The Broadway Triangle Community Coalition, which is made up of 40 neighborhood groups, held a rally on Thursday, Oct. 11, in protest of the two new residential buildings, which they claim are meant to favor Williamsburg's large Hasidic population at the expense of other racial groups.
The coalition cites the rezoning of the 21 acres of city-owned property back in 2009, which they say excluded various constituents of the surrounding community. Broadway Triangle sits at the intersection of the neighborhoods of Williamsburg, Bedford-Stuyvesant and Bushwick, and is bounded by Flushing and Union avenues and Broadway.
“The battle is to stop the re-zoning, which was completely discriminatory and continued shocking patterns of racial discrimination in this neighborhood,” said Marty Needleman, an attorney and member of the coalition.

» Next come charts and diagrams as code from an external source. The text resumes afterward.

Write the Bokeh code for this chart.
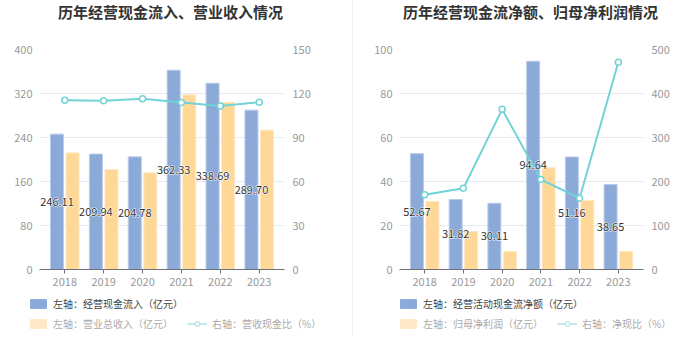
from bokeh.plotting import figure
from bokeh.models import (ColumnDataSource, FactorRange, Range1d, LinearAxis, FixedTicker,
                          Legend, LegendItem, Label, Div)
from bokeh.transform import dodge
from bokeh.layouts import row, column
from bokeh.embed import file_html
from bokeh.resources import INLINE
from bokeh.core.properties import value

years = ["2018", "2019", "2020", "2021", "2022", "2023"]

# Left chart
cash_inflow = [246.11, 209.94, 204.78, 362.33, 338.69, 289.70]
revenue = [212.0, 181.8, 175.7, 317.6, 303.6, 253.3]
cash_rev_ratio = [115.4, 115.0, 116.4, 113.9, 111.4, 114.1]

# Right chart
net_cash = [52.67, 31.82, 30.11, 94.64, 51.16, 38.65]
net_profit = [30.9, 17.3, 8.2, 46.2, 31.4, 8.2]
net_cash_ratio = [169.7, 184.8, 364.0, 204.5, 162.0, 471.0]

titles = ["历年经营现金流入、营业收入情况", "历年经营现金流净额、归母净利润情况"]
legend_left = ["左轴：经营现金流入（亿元）", "左轴：营业总收入（亿元）", "右轴：营收现金比（%）"]
legend_right = ["左轴：经营活动现金流净额（亿元）", "左轴：归母净利润（亿元）", "右轴：净现比（%）"]

FONT = "Noto Sans CJK SC"
BLUE = "#8caad8"
BLUE_EDGE = "#b9cbe9"
ORANGE = "#ffd897"
ORANGE_EDGE = "#ffe7c2"
CYAN = "#72d3d6"
FADED_ORANGE = "#fee8c8"
FADED_CYAN = "#bfeaec"


def blank(width, height):
    f = figure(width=width, height=height, x_range=Range1d(0, 1), y_range=Range1d(0, 1),
               x_axis_type=None, y_axis_type=None, min_border=0,
               output_backend="svg", toolbar_location=None, outline_line_color=None,
               background_fill_color="white", border_fill_color="white")
    f.xgrid.grid_line_color = None
    f.ygrid.grid_line_color = None
    return f


def title_fig(title, width, title_x):
    tf = blank(width, 24)
    tf.add_layout(Label(x=title_x, y=13, x_units="screen", y_units="screen", text=title,
                        text_font=FONT, text_font_size="15px", text_font_style="bold",
                        text_color="#333333", text_align="center", text_baseline="middle"))
    return tf


def chart_fig(bars1, bars2, ratio, left_max, left_step, right_max, right_step,
              width, border_left, frame_w):
    src = ColumnDataSource(dict(year=years, a=bars1, b=bars2, r=ratio,
                                mid=[v / 2 for v in bars1],
                                lab=["%.2f" % v for v in bars1]))
    p = figure(x_range=FactorRange(*years, range_padding=0.15, range_padding_units="absolute"),
               y_range=Range1d(0, left_max),
               frame_width=frame_w, frame_height=220,
               min_border_left=border_left, min_border_right=width - border_left - frame_w,
               min_border_top=25, min_border_bottom=22,
               output_backend="svg", toolbar_location=None,
               background_fill_color="white", border_fill_color="white",
               outline_line_color=None)
    p.extra_y_ranges = {"r": Range1d(0, right_max)}

    p.vbar(x=dodge("year", -0.2, range=p.x_range), top="a", width=0.335, source=src,
           fill_color=BLUE, line_color=BLUE_EDGE, line_width=1)
    p.vbar(x=dodge("year", 0.2, range=p.x_range), top="b", width=0.335, source=src,
           fill_color=ORANGE, line_color=ORANGE_EDGE, line_width=1)
    p.line(x="year", y="r", source=src, y_range_name="r", line_color=CYAN, line_width=2)
    p.scatter(x="year", y="r", source=src, y_range_name="r", size=6, marker="circle",
              fill_color="white", line_color=CYAN, line_width=1.5)
    # white halo under the value labels, then the labels themselves
    p.text(x=dodge("year", -0.2, range=p.x_range), y="mid", text="lab", source=src,
           text_font=value(FONT), text_font_size="11px", text_color="white",
           text_align="center", text_baseline="middle", text_outline_color="white")
    p.text(x=dodge("year", -0.2, range=p.x_range), y="mid", text="lab", source=src,
           text_font=value(FONT), text_font_size="11px", text_color="#333333",
           text_align="center", text_baseline="middle")

    p.yaxis.ticker = FixedTicker(ticks=list(range(0, left_max + 1, left_step)))
    p.yaxis.axis_line_color = None
    p.yaxis.major_tick_line_color = None
    p.yaxis.minor_tick_line_color = None
    p.yaxis.major_label_text_color = "#999999"
    p.yaxis.major_label_text_font = FONT
    p.yaxis.major_label_text_font_size = "11px"
    p.yaxis.major_label_standoff = 1

    ra = LinearAxis(y_range_name="r",
                    ticker=FixedTicker(ticks=list(range(0, right_max + 1, right_step))),
                    axis_line_color=None, major_tick_line_color=None, minor_tick_line_color=None,
                    major_label_text_color="#999999", major_label_text_font=FONT,
                    major_label_text_font_size="11px", major_label_standoff=2)
    p.add_layout(ra, "right")

    p.xaxis.axis_line_color = "#6e7079"
    p.xaxis.major_tick_line_color = "#6e7079"
    p.xaxis.major_tick_out = 4
    p.xaxis.major_tick_in = 0
    p.xaxis.major_label_text_color = "#999999"
    p.xaxis.major_label_text_font = FONT
    p.xaxis.major_label_text_font_size = "11px"
    p.xaxis.major_label_standoff = 4

    p.xgrid.grid_line_color = None
    p.ygrid.grid_line_color = "#e6e9f2"
    return p


def legend_fig(names, width, legend_x):
    lf = blank(width, 50)
    # placeholder renderers (kept outside the visible range) that give the legend icons
    r1 = lf.vbar(x=[-1], top=[-1], width=0.3, fill_color=BLUE, line_color=BLUE)
    r2 = lf.vbar(x=[-1], top=[-1], width=0.3, fill_color=FADED_ORANGE, line_color=FADED_ORANGE)
    rl = lf.line(x=[-2, -1], y=[-1, -1], line_color=FADED_CYAN, line_width=2)
    rm = lf.scatter(x=[-1], y=[-1], size=11, marker="circle", fill_color="white",
                    line_color=FADED_CYAN, line_width=1.5)
    common = dict(label_text_font=FONT, label_text_font_size="10px", glyph_width=20,
                  glyph_height=11, border_line_color=None, background_fill_alpha=0,
                  padding=0, margin=0, spacing=14, label_standoff=5, label_height=11,
                  orientation="horizontal")
    lg1 = Legend(items=[LegendItem(label=names[0], renderers=[r1])],
                 location=(legend_x, 30), label_text_color="#444444", **common)
    lg2 = Legend(items=[LegendItem(label=names[1], renderers=[r2]),
                        LegendItem(label=names[2], renderers=[rl, rm])],
                 location=(legend_x, 10), label_text_color="#aaaaaa", **common)
    lf.add_layout(lg1, "center")
    lf.add_layout(lg2, "center")
    return lf


def div_line(h):
    return Div(text="", width=1, height=h, margin=0, styles={"background-color": "#eeeeee"})


W1, W2 = 352, 339
t1 = title_fig(titles[0], W1, 170)
t2 = title_fig(titles[1], W2, 177)
p1 = chart_fig(cash_inflow, revenue, cash_rev_ratio, 400, 80, 150, 30, W1, 39, 245)
p2 = chart_fig(net_cash, net_profit, net_cash_ratio, 100, 20, 500, 100, W2, 46, 244)
l1 = legend_fig(legend_left, W1, 28)
l2 = legend_fig(legend_right, W2, 45)

layout = column(row(t1, div_line(24), t2, spacing=0),
                row(p1, div_line(267), p2, spacing=0),
                row(l1, div_line(44), l2, spacing=0),
                spacing=0)
open("out.html", "w").write(file_html(layout, INLINE))
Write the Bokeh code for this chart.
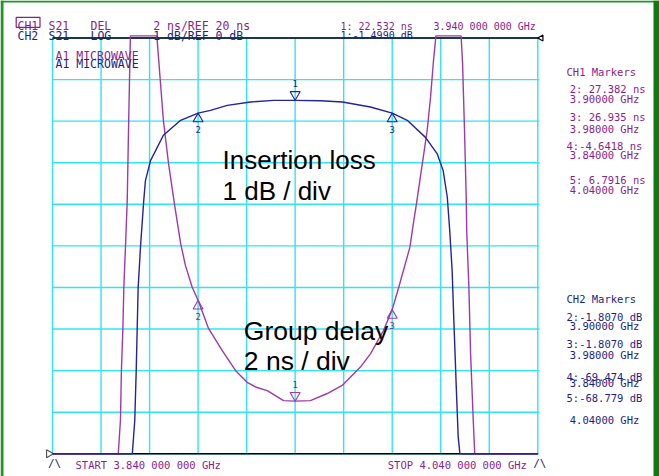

A Supreme Court judge did rule in the coalition's favor, saying that the city did seem to favor the Hasidic population during the rezoning process, which protestors say did not maximize the area's affordable housing potential.
However, that ruling was focused on the issues surrounding the rezoning, and the privately funded construction of the housing is still moving forward.
With the developers focused on providing housing for large families in a low-rise building, protestors say the development favors the Hasidic population, which generally prefer large apartments for extended families, and lower buildings because of restrictions on elevator use during the Sabbath.
Last week's protest took place in front of one development at 70 Union Avenue and then marched to 246 Lynch Street.
“This community is tired of the way that housing is being built within the Broadway Triangle,” said Juan Ramos, chair of the coalition. “We're tired of the way that we're being shut out of the process and any planing going on around the building of the Broadway Triangle and its neighboring communities.”
One member of the Hasidic community who came to see what the protest was about didn't understand the problem. Asking to remain anonymous, he said that if a building is privately owned and constructed they can choose to rent an apartment to whoever they want.
Representatives from Congresswoman Nydia Velazquez's office and Councilwoman Diana Reyna's office were also in attendance.
“The city had an opportunity to make this a location central to many communities, many cultures and many religions,” said Antonio Reynoso, Reyna's chief of staff. “Instead of making it happen and making this community integrated, they continue the segregation. They continue to keep us apart.”